Unlike Stackdriver acquisition, Zync clients will have to switch to Google Cloud Platform

Now that Google Inc (NASDAQ:GOOG) is aggressively pushing its own cloud services the competition between it and Amazon.com, Inc. (NASDAQ:AMZN) Web Services has been getting more intense. Even though the two tech giants have been around for years, both having lived through the dot-com crash, they haven’t been direct competitors for most of that time.

When Google acquired Stackdriver, which offers services that let developers track and monitor apps running on the cloud, it decided to let clients keep using Stackdriver with whatever cloud provider they preferred, whether it be Google Inc (NASDAQ:GOOG), Amazon.com, Inc. (NASDAQ:AMZN), Rackspace Hosting, Inc. (NYSE:RAX), or one of the smaller providers. But this time they will move Zync Render entirely to the Google Cloud Platform, forcing the movie studios and marketing firms that have gotten used to Zync to switch. While smaller companies might chafe at the transition costs, the decision to bill by the minute instead of by the hour should make up for that with extra flexibility.

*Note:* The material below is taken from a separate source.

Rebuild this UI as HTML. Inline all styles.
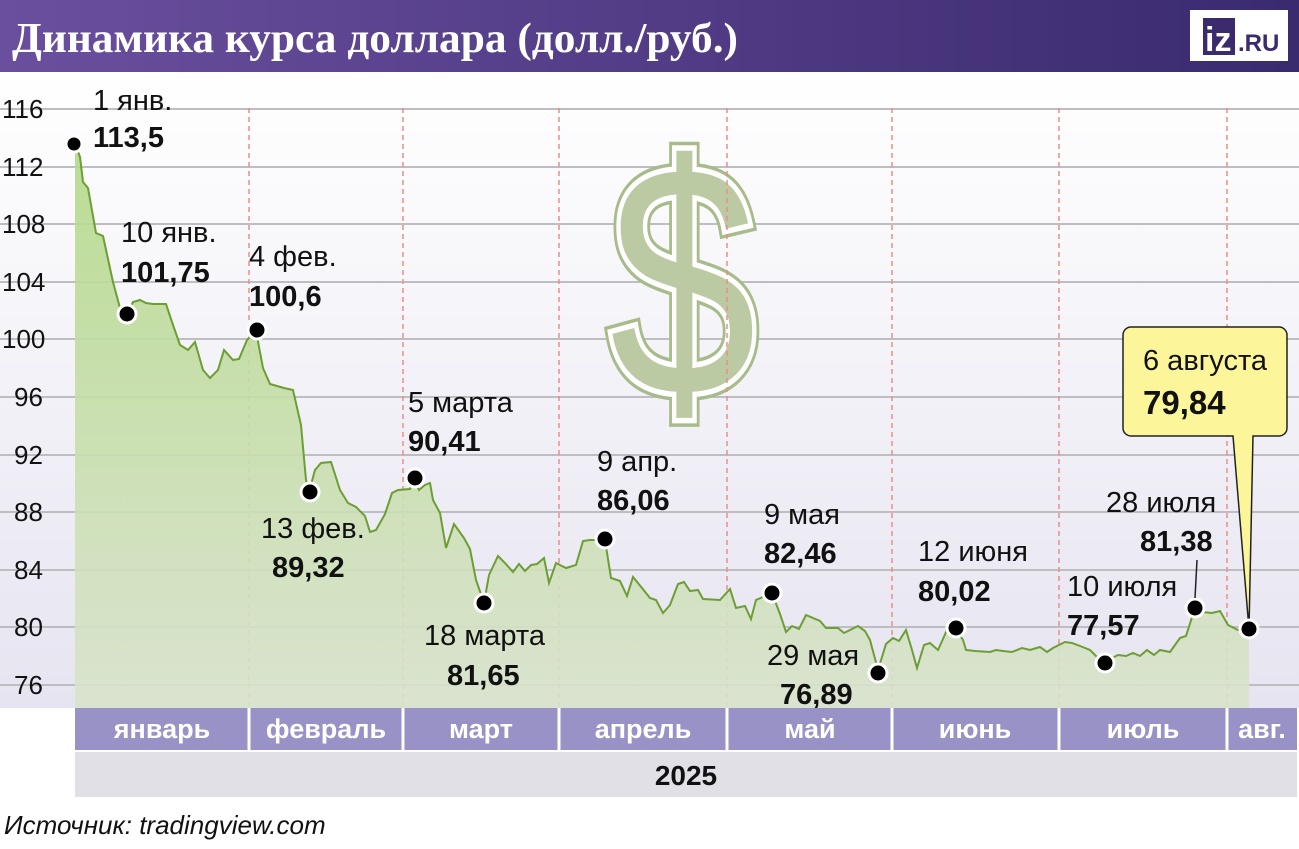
<!DOCTYPE html>
<html><head><meta charset="utf-8"><style>
body{margin:0;width:1299px;height:844px;overflow:hidden;background:#fff;font-family:"Liberation Sans Narrow","Liberation Sans",sans-serif}
</style></head><body>
<svg width="1299" height="844" viewBox="0 0 1299 844" xmlns="http://www.w3.org/2000/svg" font-family="Liberation Sans Narrow, Liberation Sans, sans-serif">
<defs>
<linearGradient id="hd" x1="0" x2="1"><stop offset="0" stop-color="#6a4f9e"/><stop offset="1" stop-color="#3a2a6e"/></linearGradient>
<linearGradient id="bg" x1="0" y1="0" x2="0" y2="1"><stop offset="0" stop-color="#ffffff"/><stop offset="1" stop-color="#e6e4f0"/></linearGradient>
<linearGradient id="ar" x1="0" y1="0" x2="0" y2="1"><stop offset="0" stop-color="#b3d988"/><stop offset="1" stop-color="#d9e3cc"/></linearGradient>
</defs>
<rect x="0" y="0" width="1299" height="72" fill="url(#hd)"/>
<text x="12" y="52" font-size="42" font-weight="bold" fill="#fff" font-family="Liberation Serif, serif" textLength="726" lengthAdjust="spacingAndGlyphs">Динамика курса доллара (долл./руб.)</text>
<rect x="1190" y="10" width="98" height="51" fill="#fff"/>
<rect x="1203" y="18" width="32" height="37" fill="#3b2b6e"/>
<text x="1205" y="51" font-size="34" font-weight="bold" fill="#fff" font-family="Liberation Sans, sans-serif">iz</text>
<text x="1238" y="51" font-size="24" font-weight="bold" fill="#3b2b6e" font-family="Liberation Sans, sans-serif">.RU</text>
<rect x="0" y="72" width="1299" height="636" fill="url(#bg)"/>
<g stroke="#bdbdc2" stroke-width="2">
<line x1="0" y1="109" x2="1299" y2="109"/><line x1="0" y1="167" x2="1299" y2="167"/><line x1="0" y1="224" x2="1299" y2="224"/><line x1="0" y1="282" x2="1299" y2="282"/><line x1="0" y1="339" x2="1299" y2="339"/><line x1="0" y1="397" x2="1299" y2="397"/><line x1="0" y1="455" x2="1299" y2="455"/><line x1="0" y1="512" x2="1299" y2="512"/><line x1="0" y1="570" x2="1299" y2="570"/><line x1="0" y1="627" x2="1299" y2="627"/><line x1="0" y1="685" x2="1299" y2="685"/>
</g>
<g font-size="26" fill="#111">
<text x="2" y="118">116</text><text x="2" y="176">112</text><text x="2" y="233">108</text><text x="2" y="291">104</text><text x="2" y="348">100</text><text x="14" y="406">96</text><text x="14" y="464">92</text><text x="14" y="521">88</text><text x="14" y="579">84</text><text x="14" y="636">80</text><text x="14" y="694">76</text>
</g>
<g transform="translate(683,0) scale(0.8,1)">
<text x="0" y="395" font-size="330" fill="#bccaa4" stroke="#a8bb8a" stroke-width="18" text-anchor="middle" font-family="Liberation Sans, sans-serif">$</text>
<text x="0" y="395" font-size="330" fill="#bccaa4" stroke="#fff" stroke-width="11" text-anchor="middle" font-family="Liberation Sans, sans-serif">$</text>
<text x="0" y="395" font-size="330" fill="#bccaa4" text-anchor="middle" font-family="Liberation Sans, sans-serif">$</text>
</g>
<g stroke="#ee8d84" stroke-width="1.5" stroke-dasharray="5,4">
<line x1="249" y1="108" x2="249" y2="708"/><line x1="403" y1="108" x2="403" y2="708"/><line x1="559" y1="108" x2="559" y2="708"/><line x1="727" y1="108" x2="727" y2="708"/><line x1="892" y1="108" x2="892" y2="708"/><line x1="1059" y1="108" x2="1059" y2="708"/><line x1="1227" y1="108" x2="1227" y2="708"/>
</g>
<polygon fill="url(#ar)" fill-opacity="0.9" points="75,143 80,157 83,182 88,188 96,233 103,236 113,282 120,308 127,314 133,302 140,300 146,303 153,304 166,304 172,322 180,345 188,350 195,342 203,370 210,378 218,370 224,350 233,360 239,359 247,340 256,331 263,368 270,384 277,386 284,388 293,390 301,425 306,480 309,492 315,470 321,463 331,462 340,490 348,503 356,507 365,516 370,532 376,530 385,514 392,493 398,490 410,489 414,478 419,490 425,485 430,483 433,500 440,513 446,548 454,524 464,538 470,549 476,580 484,603 489,575 498,556 505,563 513,572 519,564 525,571 531,565 537,564 544,558 549,583 556,563 566,568 576,565 583,541 590,540 605,540 611,578 620,581 627,596 633,577 642,588 650,598 656,600 663,613 670,605 678,584 684,582 690,591 698,590 703,599 720,600 730,589 736,608 745,606 751,619 756,600 772,593 780,614 786,632 792,626 799,629 806,615 820,621 826,628 838,628 844,633 850,630 858,626 865,631 870,640 878,670 886,644 893,638 899,641 906,630 912,650 917,668 924,645 930,643 938,650 947,630 955,628 963,640 966,650 975,651 990,652 996,650 1003,651 1012,652 1022,648 1030,650 1040,647 1047,652 1053,648 1065,642 1072,643 1080,646 1090,650 1100,660 1106,663 1112,658 1118,655 1126,656 1133,653 1140,656 1147,650 1154,655 1160,650 1170,652 1180,638 1186,636 1195,608 1202,612 1212,613 1220,611 1228,625 1238,630 1249,629 1249,708 75,708"/>
<polyline fill="none" stroke="#6c9e34" stroke-width="2" points="75,143 80,157 83,182 88,188 96,233 103,236 113,282 120,308 127,314 133,302 140,300 146,303 153,304 166,304 172,322 180,345 188,350 195,342 203,370 210,378 218,370 224,350 233,360 239,359 247,340 256,331 263,368 270,384 277,386 284,388 293,390 301,425 306,480 309,492 315,470 321,463 331,462 340,490 348,503 356,507 365,516 370,532 376,530 385,514 392,493 398,490 410,489 414,478 419,490 425,485 430,483 433,500 440,513 446,548 454,524 464,538 470,549 476,580 484,603 489,575 498,556 505,563 513,572 519,564 525,571 531,565 537,564 544,558 549,583 556,563 566,568 576,565 583,541 590,540 605,540 611,578 620,581 627,596 633,577 642,588 650,598 656,600 663,613 670,605 678,584 684,582 690,591 698,590 703,599 720,600 730,589 736,608 745,606 751,619 756,600 772,593 780,614 786,632 792,626 799,629 806,615 820,621 826,628 838,628 844,633 850,630 858,626 865,631 870,640 878,670 886,644 893,638 899,641 906,630 912,650 917,668 924,645 930,643 938,650 947,630 955,628 963,640 966,650 975,651 990,652 996,650 1003,651 1012,652 1022,648 1030,650 1040,647 1047,652 1053,648 1065,642 1072,643 1080,646 1090,650 1100,660 1106,663 1112,658 1118,655 1126,656 1133,653 1140,656 1147,650 1154,655 1160,650 1170,652 1180,638 1186,636 1195,608 1202,612 1212,613 1220,611 1228,625 1238,630 1249,629"/>
<path d="M1131,327 h148 a8,8 0 0 1 8,8 v93 a8,8 0 0 1 -8,8 h-26 l-4,193 l-16,-193 h-102 a8,8 0 0 1 -8,-8 v-93 a8,8 0 0 1 8,-8z" fill="#fdf59a" stroke="#222" stroke-width="1.5"/>
<g fill="#000" stroke="#fff" stroke-width="3">
<circle cx="74" cy="144" r="8"/><circle cx="127" cy="314" r="9"/><circle cx="257" cy="330" r="9"/><circle cx="310" cy="492" r="9"/><circle cx="415" cy="478" r="9"/><circle cx="484" cy="603" r="9"/><circle cx="605" cy="539" r="9"/><circle cx="772" cy="593" r="9"/><circle cx="878" cy="673" r="9"/><circle cx="956" cy="628" r="9"/><circle cx="1105" cy="663" r="9"/><circle cx="1195" cy="608" r="9"/><circle cx="1249" cy="629" r="9"/>
</g>
<line x1="1195" y1="598" x2="1197" y2="560" stroke="#222" stroke-width="1.5"/>
<g font-size="29" fill="#111">
<text x="93" y="110">1 янв.</text><text x="93" y="147" font-weight="bold">113,5</text>
<text x="121" y="242">10 янв.</text><text x="121" y="282" font-weight="bold">101,75</text>
<text x="249" y="266">4 фев.</text><text x="249" y="306" font-weight="bold">100,6</text>
<text x="261" y="538">13 фев.</text><text x="272" y="577" font-weight="bold">89,32</text>
<text x="408" y="412">5 марта</text><text x="408" y="451" font-weight="bold">90,41</text>
<text x="424" y="645">18 марта</text><text x="447" y="685" font-weight="bold">81,65</text>
<text x="597" y="471">9 апр.</text><text x="597" y="510" font-weight="bold">86,06</text>
<text x="764" y="524">9 мая</text><text x="764" y="563" font-weight="bold">82,46</text>
<text x="767" y="665">29 мая</text><text x="780" y="704" font-weight="bold">76,89</text>
<text x="918" y="561">12 июня</text><text x="918" y="601" font-weight="bold">80,02</text>
<text x="1067" y="596">10 июля</text><text x="1067" y="635" font-weight="bold">77,57</text>
<text x="1106" y="512">28 июля</text><text x="1140" y="551" font-weight="bold">81,38</text>
<text x="1143" y="370">6 августа</text><text x="1143" y="414" font-weight="bold" font-size="33">79,84</text>
</g>
<rect x="75" y="708" width="1222" height="42" fill="#9992c6"/>
<rect x="75" y="752" width="1222" height="45" fill="#e1e0e7"/>
<g stroke="#fff" stroke-width="3"><line x1="249" y1="708" x2="249" y2="750"/><line x1="403" y1="708" x2="403" y2="750"/><line x1="559" y1="708" x2="559" y2="750"/><line x1="727" y1="708" x2="727" y2="750"/><line x1="892" y1="708" x2="892" y2="750"/><line x1="1059" y1="708" x2="1059" y2="750"/><line x1="1227" y1="708" x2="1227" y2="750"/></g>
<g font-size="27" fill="#fff" font-weight="bold" text-anchor="middle">
<text x="162" y="738">январь</text><text x="326" y="738">февраль</text><text x="481" y="738">март</text><text x="643" y="738">апрель</text><text x="810" y="738">май</text><text x="975" y="738">июнь</text><text x="1143" y="738">июль</text><text x="1262" y="738">авг.</text>
</g>
<text x="686" y="785" font-size="28" font-weight="bold" fill="#111" text-anchor="middle">2025</text>
<text x="4" y="834" font-size="26" font-style="italic" fill="#111" font-family="Liberation Sans, sans-serif">Источник: tradingview.com</text>
</svg>
</body></html>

Cloud competition is heating up

The competition between Amazon.com, Inc. (NASDAQ:AMZN) and Google Inc (NASDAQ:GOOG) has also gotten more intense in other ways, with Amazon recently suing a former executive that went to work for Google, claiming that he is violating a non-compete clause (Google says that it put restrictions on his activities to avoid directly competing with Amazon, a claim that Amazon obviously rejects).

As with the incessant patent disputes between rival mobile phone manufacturers, we can expect Amazon.com, Inc. (NASDAQ:AMZN) and Google Inc (NASDAQ:GOOG) to both ratchet up the legal pressure as part of the larger fight for cloud computing market share.